Cash back tersebut boleh dimanfaatkan oleh rumah sakit (pembeli) layaknya pendapatannya dengan beberapa kriteria berikut. Pertama, apabila ada perjanjian kerja sama (PKS) antara rumah sakit dan supplier obat, di mana isi klausul PKS tersebut mewajibkan rumah sakit membeli sejumlah obat dengan nilai tertentu, dengan cara membeli secara bertahap setiap bulan hingga seluruh nilai dari obat tersebut terbeli sesuai kesepakatan.
PKS ini dianggap sebagai janji beli dan janji jual yang mengikat kedua belah pihak dan harus ditunaikan. Hal ini sebagaimana penegasan fatwa DSN MUI Nomor 85/DSN-MUI/XII/2012 tentang Janji (Wa’d) bahwa janji (wa'd) dalam transaksi keuangan dan bisnis syariah adalah mulzim dan wajib dipenuhi (ditunaikan) oleh orang atau pihak yang menyatakan janji (wa'id).
Hal yang sama juga ditegaskan oleh Standar Syariah Internasional AAOIFI Nomor 8 tentang Jual Beli Murabahah yang merujuk pada pendapat Ibnu Syubrumah yang menegaskan bahwa janji itu mengikat dan harus dipenuhi. Oleh karena itu, penjual–berdasarkan janji tersebut–harus menjual sesuai dengan nominal atau nilai obat yang disepakati, sementara rumah sakit juga harus membeli hingga nilai dari obat tersebut terbeli.
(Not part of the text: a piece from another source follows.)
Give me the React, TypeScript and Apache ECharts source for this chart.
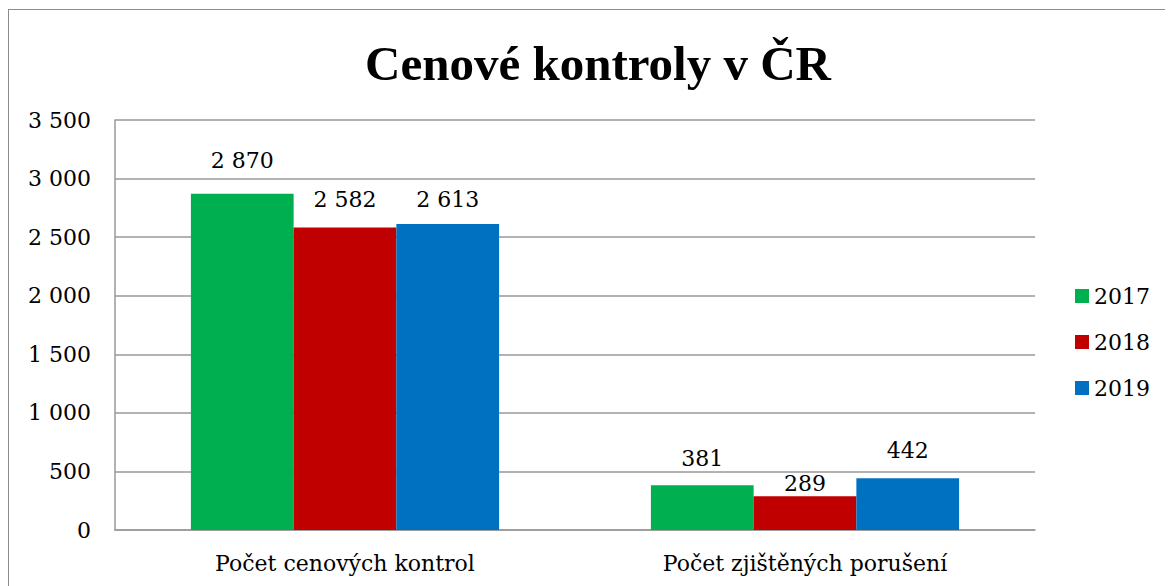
import React, { useEffect, useRef } from "react";
import * as echarts from "echarts";

const categories = ["Počet cenových kontrol", "Počet zjištěných porušení"];
const seriesNames = ["2017", "2018", "2019"];
const values2017 = [2870, 381];
const values2018 = [2582, 289];
const values2019 = [2613, 442];
const colors = ["#00B050", "#C00000", "#0070C0"];
// label distances above bars (px), per series / category, mimicking the original placement
const labelDist = [
  [22, 16],
  [17, 2],
  [13, 17],
];

const fmt = (v: number) => String(v).replace(/\B(?=(\d{3})+(?!\d))/g, " ");

const FONT = "'DejaVu Serif', serif";
const TITLE_FONT = "'Liberation Serif', serif";

export default function App() {
  const ref = useRef<HTMLDivElement>(null);
  useEffect(() => {
    if (!ref.current) return;
    const chart = echarts.init(ref.current, undefined, { renderer: "svg" });
    const data = [values2017, values2018, values2019];
    chart.setOption({
      animation: false,
      textStyle: { fontFamily: FONT },
      title: {
        text: "Cenové kontroly v ČR",
        left: 351,
        top: 24,
        textStyle: { fontFamily: TITLE_FONT, fontWeight: "bold", fontSize: 49, color: "#000" },
      },
      legend: {
        orient: "vertical",
        right: 14,
        top: 270,
        itemWidth: 14,
        itemHeight: 14,
        itemGap: 24,
        icon: "rect",
        textStyle: { fontFamily: FONT, fontSize: 22, color: "#000" },
        data: seriesNames,
      },
      grid: { left: 106, top: 110, width: 920, height: 410 },
      xAxis: {
        type: "category",
        data: categories,
        axisTick: { show: false },
        axisLine: { lineStyle: { color: "#999", width: 1.5 } },
        axisLabel: { fontFamily: FONT, fontSize: 22, color: "#000", margin: 22 },
      },
      yAxis: {
        type: "value",
        min: 0,
        max: 3500,
        interval: 500,
        axisLine: { show: true, lineStyle: { color: "#999", width: 1.5 } },
        splitLine: { lineStyle: { color: "#999", width: 1.5 } },
        axisLabel: {
          fontFamily: FONT,
          fontSize: 22,
          color: "#000",
          margin: 24,
          formatter: (v: number) => fmt(v),
        },
      },
      series: seriesNames.map((name, i) => ({
        name,
        type: "bar",
        data: data[i].map((v, j) => ({ value: v, label: { distance: labelDist[i][j] } })),
        barGap: "0%",
        barCategoryGap: "33%",
        itemStyle: { color: colors[i] },
        label: {
          show: true,
          position: "top",
          distance: 10,
          fontFamily: FONT,
          fontSize: 22,
          color: "#000",
          formatter: (p: any) => fmt(p.value),
        },
      })),
    });
    return () => chart.dispose();
  }, []);
  return (
    <div
      style={{
        width: 1163,
        height: 600,
        border: "1.5px solid #8c8c8c",
        boxSizing: "border-box",
        position: "relative",
        top: 1,
      }}
    >
      <div ref={ref} style={{ width: 1160, height: 597 }} />
    </div>
  );
}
Kedua, cash back tersebut diperkenankan selama terjadi dalam transaksi jual beli, jual beli jasa, atau bagi hasil. Cash back tersebut diperkenankan sebagai hibah yang halal atau at-tanazul ‘anil haq yang diperkenankan menurut para ulama.
Namun, jika terjadi dalam transaksi utang piutang (qardh), di mana kreditur menerima cash back sebagai syarat atas jasa pinjamannya kepada debitur, cash back tersebut ada riba sesuai dengan parameter riba dalam kaidah fikih. Parameter itu adalah setiap pinjaman yang memberikan manfaat atau benefit (yang dipersyaratkan) bagi kreditur itu riba.
Cash back yang diterima oleh pembeli (rumah sakit tersebut) itu terjadi dalam jual beli. Maka, itu diperkenankan. Sebab, cash back berarti merelakan hak atau memberikan hibah kepada pembeli karena strategi marketing atau kebijakan lain.
Di samping itu, tidak ada dalil (nash) yang melarang cash back dalam ketiga transaksi tersebut maka berlaku kaidah dasar, "Pada prinsipnya, dalam muamalah itu mubah kecuali ada dalil yang melarangnya." Kemudian, hadis Rasulullah Saw, "Kaum Muslimin harus memenuhi setiap syarat (perjanjian) di antara mereka." (Abu Daud 3596 dan disahihkan al-Albani).
Ketiga, jika cash back diberikan oleh penjual atau supplier tanpa ada syarat-syarat tertentu, cash back tersebut menjadi milik penuh rumah sakit sejak ditandatangani kontrak jual beli. Akan tetapi, jika cash back diberikan oleh supplier dengan syarat total nilai obat yang akan dijual harus terbeli semua maka cash back dimiliki oleh pembeli dengan syarat rumah sakit sudah membeli total nilai obat yang akan diperjualbelikan. Oleh karena itu, harus ada klausul pada saat nilai obat belum terbeli oleh rumah sakit bagaimana status cash back tersebut.
Semoga Allah memudahkan kita semua untuk melakukan aktivitas sesuai ridha dan keinginan Allah SWT. Wallahualam.